Things always get a bit muddled when one mixes Judaism and Christianity. Transferring the Old Covenant obligations pertaining to the Sabbath to Sunday (which is not and never was the Sabbath) is but one example. Nowadays, Christians are all muddled in the head, thinking Sunday is a day of commanded rest and the day of which the Fourth Commandment speaks. The truth of the gospel, however, is that the seventh-day Sabbath was the sign of the old covenant between God and Israel. That covenant can be summed up simply as, "This do, and you shall live." Or, as Jesus put it, quoting the OT [paraphrased], "Man lives by keeping every word of God."
That, of course, was exactly how Jesus obtained eternal life: by keeping perfectly every commandment in the law. He, alone, was able to claim the promise of the old covenant. We cannot. Thankfully, Jesus has made a new covenant with us, as foretold by Ezekiel: "The justified ones shall obtain life through faith." Faith in Jesus Christ.
Thus, the keeping of Sabbaths and new moons and other holy days, while perhaps enjoyable and beneficial in certain respects, is not required of Christians, who are saved by faith and not by works of the law, which do not justify anyone.
Does this mean that all standards of morality and good behavior are repealed? Of course not. Standards of morality and good behavior did not come into being with the old covenant or the Ten Commandments, and the did not cease to exist when that covenant passed away. The standards of holiness have always existed, just as God has always existed. But observing a particular day of the week does not make one holy. It is a form, a symbol, a "shadow." It was part of an old covenant that is now obsolete.
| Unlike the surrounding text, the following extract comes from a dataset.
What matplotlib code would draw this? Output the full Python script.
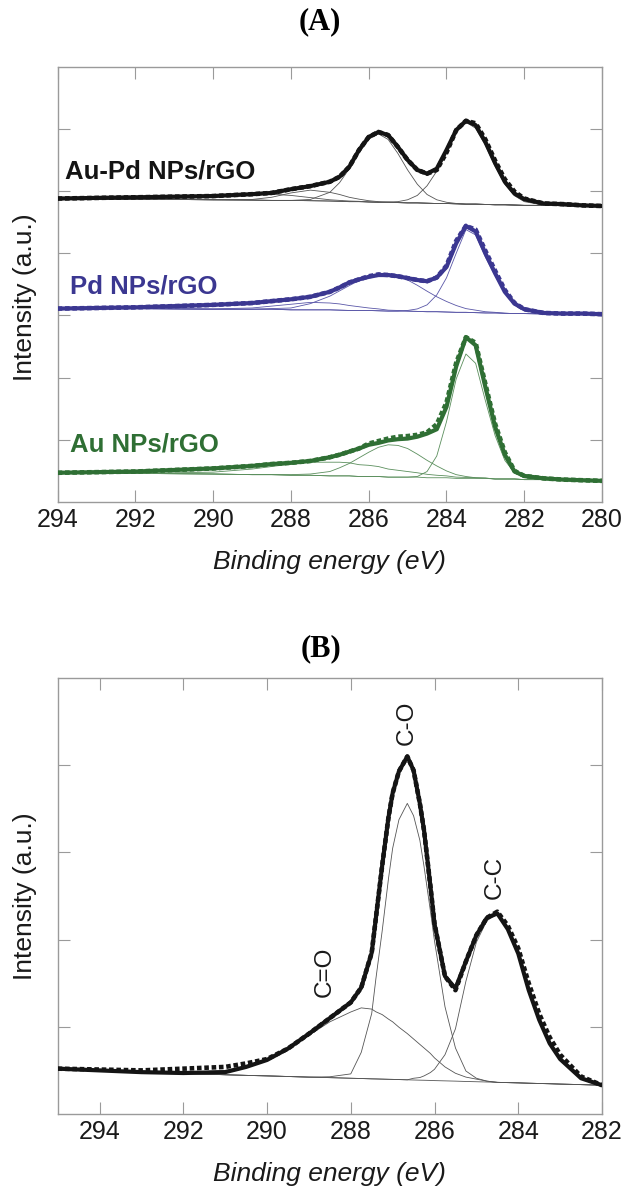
import numpy as np
import matplotlib
matplotlib.use('Agg')
import matplotlib.pyplot as plt

plt.rcParams['font.family'] = ['Liberation Sans', 'DejaVu Sans']

# ---------------- panel A: C1s of the three composites ----------------
energy_a = [294, 292, 290, 289, 288.5, 288, 287.5, 287, 286.75, 286.5, 286.25, 286,
            285.75, 285.5, 285.25, 285, 284.75, 284.5, 284.25, 284, 283.75, 283.5,
            283.25, 283, 282.75, 282.5, 282.25, 282, 281.5, 281, 280.5, 280]

# Au-Pd NPs/rGO (black)
aupd_fit = [4.88, 4.90, 4.92, 4.95, 4.97, 5.03, 5.08, 5.15, 5.23, 5.39, 5.66, 5.87,
            5.95, 5.90, 5.71, 5.50, 5.34, 5.28, 5.36, 5.66, 5.98, 6.13, 6.06, 5.79,
            5.45, 5.15, 4.96, 4.87, 4.80, 4.79, 4.77, 4.76]
aupd_meas = [4.88, 4.90, 4.92, 4.95, 4.97, 5.03, 5.08, 5.15, 5.23, 5.39, 5.66, 5.87,
             5.95, 5.90, 5.71, 5.50, 5.34, 5.28, 5.34, 5.62, 5.98, 6.13, 6.09, 5.83,
             5.49, 5.19, 4.99, 4.88, 4.80, 4.79, 4.77, 4.76]
aupd_base = [4.88, 4.87, 4.86, 4.855, 4.85, 4.85, 4.845, 4.84, 4.835, 4.83, 4.83, 4.825,
             4.82, 4.82, 4.815, 4.81, 4.81, 4.805, 4.80, 4.80, 4.795, 4.79, 4.79, 4.785,
             4.78, 4.78, 4.775, 4.77, 4.77, 4.765, 4.76, 4.76]
aupd_cc = [0, 0, 0, 0, 0, 0, 0, 0, 0, 0, 0, 0, 0, .005, .015, .05, .12, .28, .52, .85,
           1.17, 1.32, 1.22, .95, .62, .33, .15, .06, .005, 0, 0, 0]
aupd_co = [0, 0, 0, 0, 0, 0, .02, .14, .30, .53, .79, 1.01, 1.10, 1.01, .79, .53, .30,
           .14, .06, .02, .006, 0, 0, 0, 0, 0, 0, 0, 0, 0, 0, 0]
aupd_c3 = [0, 0, 0, .01, .05, .12, .17, .14, .11, .07, .04, .02, .01, 0, 0, 0, 0, 0, 0,
           0, 0, 0, 0, 0, 0, 0, 0, 0, 0, 0, 0, 0]
aupd_c4 = [0, 0, .04, .10, .10, .08, .05, .02, .015, .01, .005, 0, 0, 0, 0, 0, 0, 0, 0,
           0, 0, 0, 0, 0, 0, 0, 0, 0, 0, 0, 0, 0]

# Pd NPs/rGO (blue)
pd_fit = [3.11, 3.13, 3.17, 3.20, 3.23, 3.26, 3.30, 3.38, 3.45, 3.53, 3.58, 3.62,
          3.65, 3.65, 3.63, 3.60, 3.57, 3.55, 3.61, 3.78, 4.16, 4.44, 4.35, 4.00,
          3.68, 3.38, 3.19, 3.10, 3.04, 3.03, 3.03, 3.02]
pd_meas = [3.11, 3.13, 3.17, 3.20, 3.23, 3.26, 3.30, 3.38, 3.45, 3.53, 3.58, 3.63,
           3.66, 3.65, 3.63, 3.60, 3.57, 3.55, 3.61, 3.80, 4.20, 4.44, 4.38, 4.04,
           3.72, 3.41, 3.20, 3.10, 3.04, 3.03, 3.03, 3.02]
pd_base = [3.11, 3.11, 3.10, 3.10, 3.10, 3.09, 3.09, 3.09, 3.085, 3.08, 3.08, 3.08,
           3.075, 3.07, 3.07, 3.07, 3.065, 3.06, 3.06, 3.055, 3.05, 3.05, 3.045, 3.04,
           3.04, 3.035, 3.03, 3.03, 3.025, 3.02, 3.02, 3.02]
pd_cc = [0, 0, 0, 0, 0, 0, 0, 0, 0, 0, 0, 0, 0, 0, 0, .01, .04, .11, .27, .55, .95,
         1.33, 1.25, .90, .60, .33, .14, .05, .01, 0, 0, 0]
pd_co = [0, 0, 0, 0, .01, .03, .10, .22, .31, .40, .48, .56, .59, .60, .57, .50, .42,
         .33, .24, .17, .11, .06, .04, .02, .01, 0, 0, 0, 0, 0, 0, 0]
pd_c3 = [0, 0, .005, .02, .05, .09, .12, .11, .10, .08, .06, .04, .03, .015, .01, 0, 0,
         0, 0, 0, 0, 0, 0, 0, 0, 0, 0, 0, 0, 0, 0, 0]

# Au NPs/rGO (green)
au_fit = [.47, .49, .54, .58, .61, .63, .66, .72, .76, .81, .86, .92, .95, .99, 1.01,
          1.02, 1.05, 1.10, 1.17, 1.53, 2.18, 2.65, 2.52, 1.85, 1.21, .76, .49, .42,
          .38, .36, .35, .34]
au_meas = [.47, .49, .54, .58, .61, .63, .66, .72, .76, .81, .86, .94, .98, 1.02, 1.05,
           1.06, 1.08, 1.12, 1.25, 1.60, 2.24, 2.65, 2.56, 1.90, 1.26, .80, .50, .42,
           .38, .36, .35, .34]
au_base = [.47, .46, .45, .44, .44, .43, .43, .42, .42, .42, .41, .41, .41, .40, .40,
           .40, .40, .39, .39, .39, .38, .38, .38, .38, .37, .37, .37, .36, .36, .35,
           .35, .34]
au_cc = [0, 0, 0, 0, 0, 0, 0, 0, 0, 0, 0, 0, 0, 0, 0, 0, .01, .10, .35, .90, 1.60,
         2.00, 1.85, 1.25, .70, .30, .10, .03, 0, 0, 0, 0]
au_co = [0, 0, 0, 0, 0, .01, .02, .07, .13, .20, .30, .39, .47, .52, .51, .46, .37,
         .28, .19, .11, .06, .03, .01, .005, 0, 0, 0, 0, 0, 0, 0, 0]
au_c3 = [0, 0, .03, .09, .13, .18, .21, .22, .22, .21, .19, .18, .16, .13, .11, .09,
         .07, .055, .04, .03, .02, .015, .01, .005, 0, 0, 0, 0, 0, 0, 0, 0]

labels_a = ['Au-Pd NPs/rGO', 'Pd NPs/rGO', 'Au NPs/rGO']
label_pos_a = [(293.82, 5.31), (293.68, 3.47), (293.68, 0.93)]
colors_a = ['#141414', '#3b3791', '#2f6f34']
thin_a = ['#555555', '#5a57a8', '#5b8f5d']

# ---------------- panel B: C1s of GO ----------------
energy_b = [295, 294, 293, 292, 291, 290.5, 290, 289.5, 289, 288.5, 288, 287.75, 287.5,
            287.4, 287.25, 287.1, 287, 286.85, 286.65, 286.5, 286.35, 286.25, 286.1,
            286, 285.75, 285.5, 285.25, 285, 284.75, 284.5, 284.25, 284, 283.75, 283.5,
            283.25, 283, 282.5, 282]
go_fit = [.52, .50, .48, .47, .48, .54, .62, .75, .92, 1.10, 1.28, 1.45, 1.85, 2.25,
          2.85, 3.40, 3.68, 3.93, 4.10, 3.94, 3.56, 3.25, 2.62, 2.18, 1.58, 1.44, 1.75,
          2.05, 2.25, 2.30, 2.12, 1.84, 1.42, 1.08, .81, .63, .41, .33]
go_meas = [.52, .51, .50, .52, .54, .58, .63, .75, .92, 1.10, 1.28, 1.45, 1.85, 2.25,
           2.85, 3.40, 3.68, 3.93, 4.10, 3.94, 3.56, 3.25, 2.62, 2.18, 1.58, 1.42, 1.75,
           2.05, 2.25, 2.32, 2.16, 1.90, 1.50, 1.15, .88, .68, .43, .33]
go_base = [.52, .50, .48, .465, .45, .443, .437, .43, .423, .417, .41, .407, .403, .402,
           .40, .398, .397, .395, .392, .39, .388, .387, .385, .383, .38, .377, .373,
           .37, .367, .363, .36, .357, .353, .35, .347, .343, .337, .33]
go_co = [0, 0, 0, 0, 0, 0, 0, 0, 0, .01, .05, .30, .75, 1.15, 1.70, 2.30, 2.65, 2.98,
         3.17, 3.03, 2.75, 2.45, 1.95, 1.60, .85, .38, .12, .04, .01, 0, 0, 0, 0, 0, 0,
         0, 0, 0]
go_c_o = [0, 0, 0, .01, .05, .10, .18, .31, .48, .64, .76, .81, .80, .77, .74, .69,
          .66, .60, .53, .47, .41, .37, .31, .26, .16, .09, .05, .03, .01, 0, 0, 0, 0,
          0, 0, 0, 0, 0]
go_cc = [0, 0, 0, 0, 0, 0, 0, 0, 0, 0, 0, 0, 0, 0, 0, 0, 0, 0, 0, .02, .03, .05, .09,
         .13, .30, .60, 1.15, 1.60, 1.85, 1.93, 1.76, 1.48, 1.07, .73, .46, .29, .08, .01]
peak_names = ['C=O', 'C-O', 'C-C']
peak_pos = [(288.62, 1.63), (286.66, 4.49), (284.57, 2.71)]

W, H = 628, 1192
fig = plt.figure(figsize=(W / 100, H / 100), dpi=100)
axA = fig.add_axes([57.7 / W, 1 - 502 / H, 544.3 / W, 435.3 / H])
axB = fig.add_axes([57.7 / W, 1 - 1114 / H, 544.3 / W, 436 / H])


def style(ax, xlim, ylim, xticks, yticks, ylab_y):
    ax.set_xlim(*xlim)
    ax.set_ylim(*ylim)
    ax.set_xticks(xticks)
    ax.set_yticks(yticks)
    ax.tick_params(direction='in', length=8.5, width=0.8, color='#9a9a9a',
                   top=True, right=True, labelsize=18, pad=4.5, labelcolor='#1a1a1a')
    ax.tick_params(axis='y', labelleft=False)
    for s in ax.spines.values():
        s.set_color('#9a9a9a')
        s.set_linewidth(1.0)
    ax.set_xlabel('Binding energy (eV)', fontsize=19, style='italic',
                  labelpad=13, color='#1a1a1a')
    ax.set_ylabel('Intensity (a.u.)', fontsize=19, color='#1a1a1a')
    ax.yaxis.set_label_coords(-0.038, ylab_y)


def spectrum(ax, x, base, comps, meas, fit, col, thin):
    x = np.array(x)
    base = np.array(base)
    for c in comps:
        ax.plot(x, base + np.array(c), color=thin, lw=0.6, zorder=2)
    ax.plot(x, base, color=thin, lw=0.6, zorder=2)
    ax.plot(x, meas, color=col, lw=3.3, ls=(0, (1.0, 0.6)), zorder=3)
    ax.plot(x, fit, color=col, lw=3.0, zorder=4, solid_joinstyle='round',
            solid_capstyle='round')


spectrum(axA, energy_a, aupd_base, [aupd_cc, aupd_co, aupd_c3, aupd_c4],
         aupd_meas, aupd_fit, colors_a[0], thin_a[0])
spectrum(axA, energy_a, pd_base, [pd_cc, pd_co, pd_c3],
         pd_meas, pd_fit, colors_a[1], thin_a[1])
spectrum(axA, energy_a, au_base, [au_cc, au_co, au_c3],
         au_meas, au_fit, colors_a[2], thin_a[2])
for name, (px, py), col in zip(labels_a, label_pos_a, colors_a):
    axA.text(px, py, name, color=col, fontsize=18.5, fontweight='bold',
             ha='left', va='center')
style(axA, (294, 280), (0, 7), np.arange(294, 279, -2), range(1, 7), 0.47)

spectrum(axB, energy_b, go_base, [go_co, go_c_o, go_cc],
         go_meas, go_fit, '#141414', '#555555')
for name, (px, py) in zip(peak_names, peak_pos):
    axB.text(px, py, name, fontsize=17.5, rotation=90, ha='center', va='center',
             color='#1a1a1a')
style(axB, (295, 282), (0, 5), np.arange(294, 281, -2), range(1, 5), 0.50)

fig.text(320 / W, 1 - 22 / H, '(A)', fontsize=22, fontweight='bold',
         family=['Liberation Serif', 'DejaVu Serif'], ha='center', va='center')
fig.text(321 / W, 1 - 649 / H, '(B)', fontsize=22, fontweight='bold',
         family=['Liberation Serif', 'DejaVu Serif'], ha='center', va='center')

fig.savefig('out.png', dpi=100)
Some suppose that God made the Sabbath at Creation. This is not accurate. God rested on the seventh day of Creation week and consecrated THAT single day. That was the first (and last) day in which mankind enjoyed perfect communion and rest with the Creator. At evening on that day, Adam and Eve profaned God's rest by taking of the forbidden fruit and God cursed them with hard labor--in childbirth and subsistence--and cast them out of the garden, out of his rest. On the eighth day--the first day of the new, sinful world--God ended his rest and commenced his labor of redeeming humanity and bringing them back into his rest.
There is no record that God ever commanded Adam and Eve or anyone else prior to Moses to keep a weekly Sabbath. Nor is there any record of anyone prior to Moses observing the weekly Sabbath. The weekly Sabbath created at Sinai was a shadow of the future, eternal, spiritual rest into which God desires to bring his people, through faith in Christ. The rest of God on the seventh day of Creation week was a singular, historical antecedent to the weekly Sabbath established at Sinai, much like the Pilgrim's thanksgiving celebration was a historical antecedent to the American national holiday that was not actually legally instituted until 1941.
So, in sum, the weekly seventh-day Sabbath is not a commanded day of rest "for all mankind," nor is it any longer God's holy day for Jews or Christians. It has passed away with the old covenant. The only path to God's rest is through the new covenant. We enter God's rest now through faith in Jesus Christ and reliance on his righteousness, not on our own deeds of obedience.
Anyone is free to observe a Saturday rest for any of various perfectly valid reasons, if he chooses, but he should be careful not to confuse his personal decision with God's commandment. "The righteous requirement of the law" is no longer efficacious; it is justification by faith in Christ that makes us righteous. If you start mingling in requirements to keep certain days and abstain from certain foods etc. then you are corrupting God's grace. You might as well try to do the whole law, instead of just picking and choosing a part here and there.